Another shift is taking place before our very eyes. This view holds that there is a third component to the human being, which we call consciousness, which is distinct and separate from both the body and the mind. This, in effect, is who we are. To be more specific, it is consciousness (the life principle), which both animates and enlivens the previous two components and which is responsible for the functioning of the entire system.

This new paradigm holds that human beings are made up of three components-- a body, a mind, and consciousness, and their relative importance lies in this same ascending order. From the point of view of religions, whether Abrahamic (Judaism Christianity and Islam) or Vedic (Hinduism, Buddhism, Jainism or Sikhism) the notion of consciousness, spirit, or soul is nothing new. However, from the perspective of the healing professions, or from our Western notion of the healing sciences, this is new and important.

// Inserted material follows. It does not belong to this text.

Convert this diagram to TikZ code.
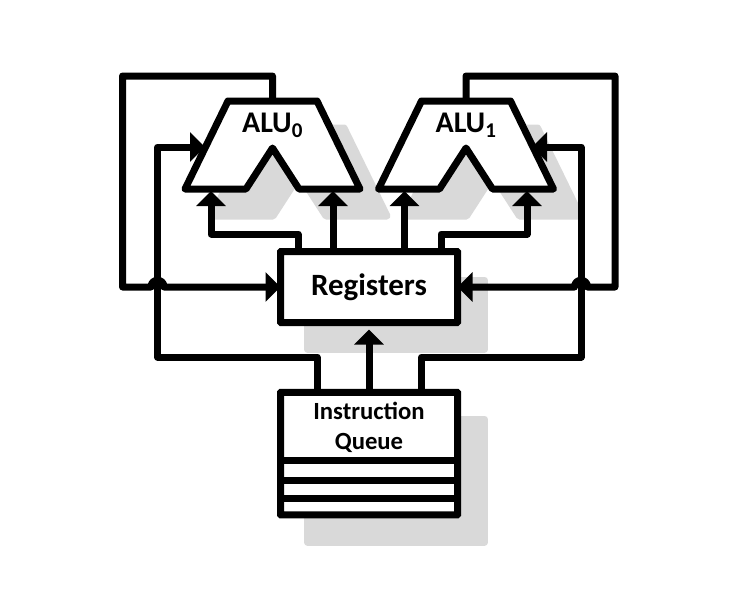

The old model of the human being stated and made famous by the 17th century philosopher Renee Descartes was summarized as follows, "I think therefore I am." The new paradigm suggests that this is radically wrong. We are more than thinking entities. The new model could be stated as follows, "I am conscious therefore I am." We can use different terminology here--but what we are saying is that we are conscious entities. Awareness is different than thinking. When we make this shift, we launch upon a new view of healing. A model facilitated and awakened by the practice of meditation. In this sense, meditation is an exploration into the realms of consciousness, and a process by which we increase and free consciousness itself.